What a diet!   Here's some info on gluten-free if you're interested.

http://energytimes.com/pages/features/1114/glutenfree.html


http://energytimes.com/pages/departments/1212/cooking1212.html


http://energytimes.com/pages/features/1113/gluten.html


http://www.healthyfellow.com/899/going-gluten-free/


http://www.energytimes.com/pages/features/1201/gluten.html


----------



## rkunsaw (Nov 8, 2014)

I hope the assortment doesn't include wheat chex.  60 boxes should last a long, long time.  :lol:


----------



## Meanderer (Nov 8, 2014)

Sounds like this is a job for Chex Dude!

View attachment 10940


----------



## Ameriscot (Nov 8, 2014)

Good grief!!  Hope she can eat them all before their sell-by date.


----------



## Pappy (Nov 8, 2014)

Better check what's in the box first.


----------



## RadishRose (Nov 8, 2014)

Oh my word!


----------



## Grumpy Ol' Man (Nov 8, 2014)

You guys are a hoot!!!  SeaBreeze... Thanks!  I'll forward those links to our daughter.


----------



## Just plain me (Nov 8, 2014)

Can she freeze them.
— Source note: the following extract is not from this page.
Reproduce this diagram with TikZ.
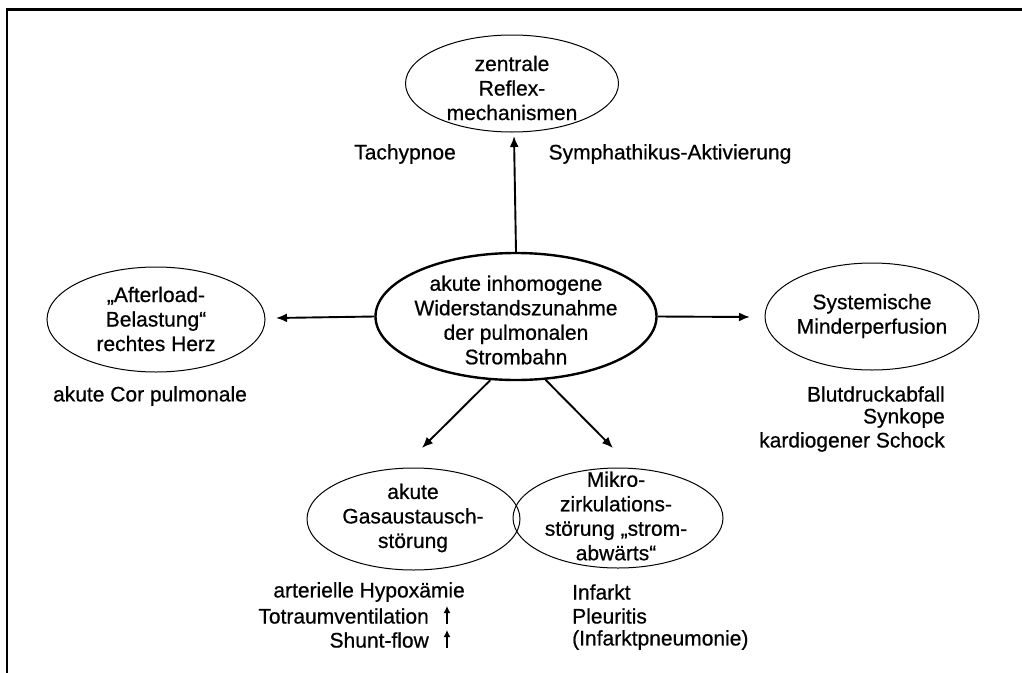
\documentclass[tikz,border=0pt]{standalone}
\usepackage{fontspec}
\setmainfont{Liberation Sans}[FakeBold=0.6,AutoFakeBold=0.6]
\usetikzlibrary{shapes.geometric,arrows.meta}
\begin{document}
\begin{tikzpicture}[x=1pt,y=-1pt,
  txt/.style={font=\fontsize{21}{24.5}\selectfont\bfseries, align=center, inner sep=0pt},
  oval/.style={ellipse, draw, line width=1pt, inner sep=0pt},
  mainoval/.style={ellipse, draw, line width=2.4pt, inner sep=0pt},
  conn/.style={line width=1.9pt, -{Latex[length=11pt,width=9pt]}},
  uparr/.style={line width=1.4pt, -{Latex[length=7pt,width=7pt]}},
  frame/.style={line width=2.8pt}
]
\useasboundingbox (0,0) rectangle (1022,672);
\draw[frame] (1030,9.3) -- (7,9.3) -- (7,680);

% ellipses
\node[mainoval, minimum width=281pt, minimum height=127pt] (c) at (516,316.5) {};
\node[txt] (ct) at (516,320) {akute inhomogene\\Widerstandszunahme\\der pulmonalen\\Strombahn};

\node[oval, minimum width=213pt, minimum height=97pt] (t) at (512,83.5) {};
\node[txt] (tt) at (512,88) {zentrale\\Reflex-\\mechanismen};

\node[oval, minimum width=218pt, minimum height=105pt] (l) at (156,319.5) {};
\node[txt] (lt) at (156,319) {„Afterload-\\Belastung“\\rechtes Herz};

\node[oval, minimum width=214pt, minimum height=107pt] (r) at (872,316.5) {};
\node[txt] (rt) at (872,316) {Systemische\\Minderperfusion};

\node[oval, minimum width=213pt, minimum height=102pt] (g) at (413.5,519) {};
\node[txt] (gt) at (413,518) {akute\\Gasaustausch-\\störung};

\node[oval, minimum width=210pt, minimum height=100pt] (m) at (618,518) {};
\node[txt] (mt) at (616,516) {Mikro-\\zirkulations-\\störung „strom-\\abwärts“};

% arrow tips
\coordinate (tt0) at (514,136);
\coordinate (lt0) at (276,318);
\coordinate (rt0) at (750,317);
\coordinate (gt0) at (422,448);
\coordinate (mt0) at (613,448);

\draw[conn] (c.north) -- (tt0);
\draw[conn] (c.west) -- (lt0);
\draw[conn] (c.east) -- (rt0);
\draw[conn] (c.-112) -- (gt0);
\draw[conn] (c.-65) -- (mt0);

% labels
\node[txt] (tach) at (405,154) {Tachypnoe};
\node[txt] (symp) at (670,154) {Symphathikus-Aktivierung};
\node[txt] (cor) at (150,396) {akute Cor pulmonale};

\node[txt, anchor=east] (bd) at (945,394) {Blutdruckabfall};
\node[txt, anchor=east] (sy) at (945,418) {Synkope};
\node[txt, anchor=east] (ks) at (945,442) {kardiogener Schock};

\node[txt, anchor=east] (ah) at (465,592) {arterielle Hypoxämie};
\node[txt, anchor=east] (tv) at (429,616) {Totraumventilation};
\node[txt, anchor=east] (sf) at (429,640) {Shunt-flow};
\coordinate (tva) at (447,624);
\coordinate (tvb) at (447,606);
\coordinate (sfa) at (447,648);
\coordinate (sfb) at (447,630);
\draw[uparr] (tva) -- (tvb);
\draw[uparr] (sfa) -- (sfb);

\node[txt, anchor=west] (inf) at (572,592) {Infarkt};
\node[txt, anchor=west] (pl) at (572,616) {Pleuritis};
\node[txt, anchor=west] (ip) at (572,640) {(Infarktpneumonie)};
\end{tikzpicture}
\end{document}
Beleive it or not my Mom froze potato chips she bought 3 weeks before the kids arrived for their vacation in their original package. And when she opened them they were as fresh as the day she bought them. Might be worth a try. Freeze a package for a week and take them out and try them. That way your only wasting one package. Otherwise the homeless shelter would love them.


----------



## Grumpy Ol' Man (Nov 8, 2014)

One of our daughters is OCD about "use by" dates.  This daughter... and her Mother & I... are not that worried about something past the date.  I'm certain there will be some "puppy chow" and "Chex mix" made up for the holidays.  Yet, if she goes through a couple boxes/week... before long the boxes will disappear.


----------



## oakapple (Dec 17, 2014)

great pic of the cat Pappy!
My grandson can't have wheat/gluten so I make a lot of cakes/biscuits for him using DOVE flour. It's very good.


----------



## oakapple (Dec 17, 2014)

No doves were harmed in the making of it either!


----------